**TO BE DONE:** Reproduce the listing below exactly, beginning with its first line and ending with the line that holds "from matplotlib.patches import"; pictures are not part of the copy.

**DATASET EXTRACT:**

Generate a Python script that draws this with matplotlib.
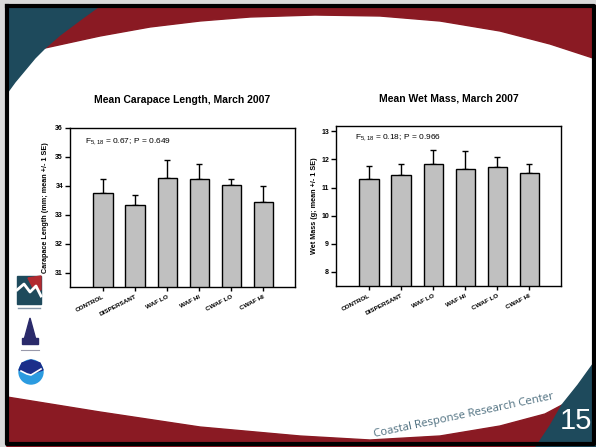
import numpy as np
import matplotlib
matplotlib.use('Agg')
import matplotlib.pyplot as plt
from matplotlib.patches import Polygon, Circle, Rectangle


plt.rcParams['font.family'] = ['Liberation Sans', 'DejaVu Sans']
plt.rcParams['mathtext.fontset'] = 'custom'
plt.rcParams['mathtext.rm'] = 'Liberation Sans'
plt.rcParams['mathtext.it'] = 'Liberation Sans:italic'
plt.rcParams['mathtext.bf'] = 'Liberation Sans:bold'

Treatments = ['CONTROL', 'DISPERSANT', 'WAF LO', 'WAF HI', 'CWAF LO', 'CWAF HI']

# carapace length, mm (mean and 1 SE)
CarapaceMean = [33.74, 33.33, 34.26, 34.22, 34.02, 33.45]
CarapaceSE = [0.48, 0.34, 0.62, 0.53, 0.22, 0.53]

# wet mass, g (mean and 1 SE)
MassMean = [11.31, 11.46, 11.83, 11.66, 11.72, 11.51]
MassSE = [0.45, 0.38, 0.50, 0.64, 0.38, 0.33]

W, H = 596, 447
RED = '#8a1a23'
TEAL = '#1e4a5c'


def px(x, y):
    return x / W, 1 - y / H


'''
slide background: frame, red arcs, teal corners, logos
'''
def DrawSlide(fig):
    bg = fig.add_axes([0, 0, 1, 1], zorder=0)
    bg.set_xlim(0, W)
    bg.set_ylim(H, 0)
    bg.axis('off')
    bg.add_patch(Rectangle((0, 0), W, H, color='#d9d9d9'))
    bg.add_patch(Rectangle((7, 5.5), 587, 438, facecolor='white', edgecolor='none'))

    # top red band with white arc below it
    arcX = [45, 100, 150, 200, 250, 315, 380, 440, 500, 550, 596]
    arcY = [48, 36, 27, 21, 17, 15, 16, 21, 31, 44, 59]
    top = [(7, 5.5), (596, 5.5)] + list(zip(arcX[::-1], arcY[::-1]))
    bg.add_patch(Polygon(top, closed=True, color=RED))
    corner = [(7, 5.5), (100, 5.5), (80, 20), (60, 35), (45, 48), (35, 58),
              (25, 70), (15, 82), (7, 93)]
    bg.add_patch(Polygon(corner, closed=True, color=TEAL))

    # bottom red band and teal corner
    botX = [7, 100, 200, 300, 370, 440, 500, 545, 562]
    botY = [397, 412, 427, 436, 440, 436, 426, 414, 405]
    bottom = list(zip(botX, botY)) + [(562, 447), (7, 447)]
    bg.add_patch(Polygon(bottom, closed=True, color=RED))
    tri = [(536, 447), (550, 426), (562, 405), (578, 385), (596, 360), (596, 447)]
    bg.add_patch(Polygon(tri, closed=True, color=TEAL))

    bg.text(464, 416, 'Coastal Response Research Center', fontsize=8.2,
            family=['Open Sans', 'DejaVu Sans'], color='#4f7080',
            rotation=12, ha='center', va='center')
    bg.text(576, 421, '15', fontsize=21, color='white', ha='center', va='center')

    # logos down the left side
    bg.add_patch(Rectangle((17, 276), 24, 28, color=TEAL))
    bg.add_patch(Polygon([(28, 278), (41, 276), (41, 290), (33, 288)], closed=True, color='#b22a30'))
    bg.plot([17, 24, 30, 36, 41], [290, 284, 292, 286, 296], color='white', lw=2)
    bg.plot([18, 40], [308, 308], color='#8899aa', lw=1)
    bg.add_patch(Polygon([(30, 318), (24, 340), (36, 340)], closed=True, color='#2a2a6a'))
    bg.add_patch(Rectangle((22, 338), 16, 6, color='#2a2a6a'))
    bg.plot([21, 39], [350, 350], color='#9999aa', lw=0.8)
    bg.add_patch(Circle((31, 372), 12, color='#2b9be0'))
    bg.add_patch(Polygon([(19, 370), (22, 363), (31, 360), (40, 363), (43, 370), (31, 374)],
                         closed=True, color='#1b2f8a'))
    bg.plot([21, 27, 31, 36, 41], [371, 374, 375, 372, 369], color='white', lw=1.2)
    bg.plot([7, 7, 594, 594, 7], [5.5, 444, 444, 5.5, 5.5], color='black', lw=3)


'''
bar chart with upper error bars only
'''
def PlotBars(fig, rect, means, se, ylim, yticks, ylabel, stats, statsPos, labelX):
    ax = fig.add_axes(rect, zorder=2)
    x = np.arange(len(Treatments))
    ax.bar(x, means, width=0.6, color='#c0c0c0', edgecolor='black', linewidth=1, zorder=2)
    ax.errorbar(x, means, yerr=[np.zeros(len(se)), se], fmt='none', ecolor='black',
                elinewidth=1, capsize=2.5, capthick=1, zorder=1)
    ax.set_xlim(-1.03, 5.99)
    ax.set_ylim(*ylim)
    ax.set_yticks(yticks)
    ax.set_yticklabels([str(t) for t in yticks], fontsize=5, fontweight='bold')
    ax.set_xticks(x)
    ax.set_xticklabels(Treatments, fontsize=4.6, fontweight='bold', rotation=27,
                       ha='right', va='top', rotation_mode='anchor')
    ax.tick_params(axis='y', length=3.5, width=1, pad=1.5)
    ax.tick_params(axis='x', length=3, width=1, pad=2)
    for s in ax.spines.values():
        s.set_linewidth(1)
    ax.set_ylabel(ylabel, fontsize=5.2, fontweight='bold')
    ax.yaxis.set_label_coords(labelX, 0.5)
    ax.text(statsPos[0], statsPos[1], stats, transform=ax.transAxes, fontsize=6,
            ha='left', va='center')
    return ax


if __name__ == "__main__":
    fig = plt.figure(figsize=(5.96, 4.47), dpi=100)
    DrawSlide(fig)

    PlotBars(fig, [70 / W, 1 - 287 / H, 225 / W, 159.3 / H], CarapaceMean, CarapaceSE,
             (30.5, 36), [31, 32, 33, 34, 35, 36], 'Carapace Length (mm; mean +/- 1 SE)',
             r'F$_{5,18}$ = 0.67; P = 0.649', (0.067, 0.912), -0.092)
    PlotBars(fig, [336 / W, 1 - 286 / H, 225 / W, 160.3 / H], MassMean, MassSE,
             (7.5, 13.2), [8, 9, 10, 11, 12, 13], 'Wet Mass (g; mean +/- 1 SE)',
             r'F$_{5,18}$ = 0.18; P = 0.966', (0.084, 0.928), -0.079)

    fig.text(*px(182.5, 100), 'Mean Carapace Length, March 2007', fontsize=7.5,
             fontweight='bold', ha='center', va='center')
    fig.text(*px(448.5, 98.3), 'Mean Wet Mass, March 2007', fontsize=7.5,
             fontweight='bold', ha='center', va='center')

    fig.savefig('out.png', dpi=100)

**TASK RESULT:**
Generate a Python script that draws this with matplotlib.
import numpy as np
import matplotlib
matplotlib.use('Agg')
import matplotlib.pyplot as plt
from matplotlib.patches import Polygon, Circle, Rectangle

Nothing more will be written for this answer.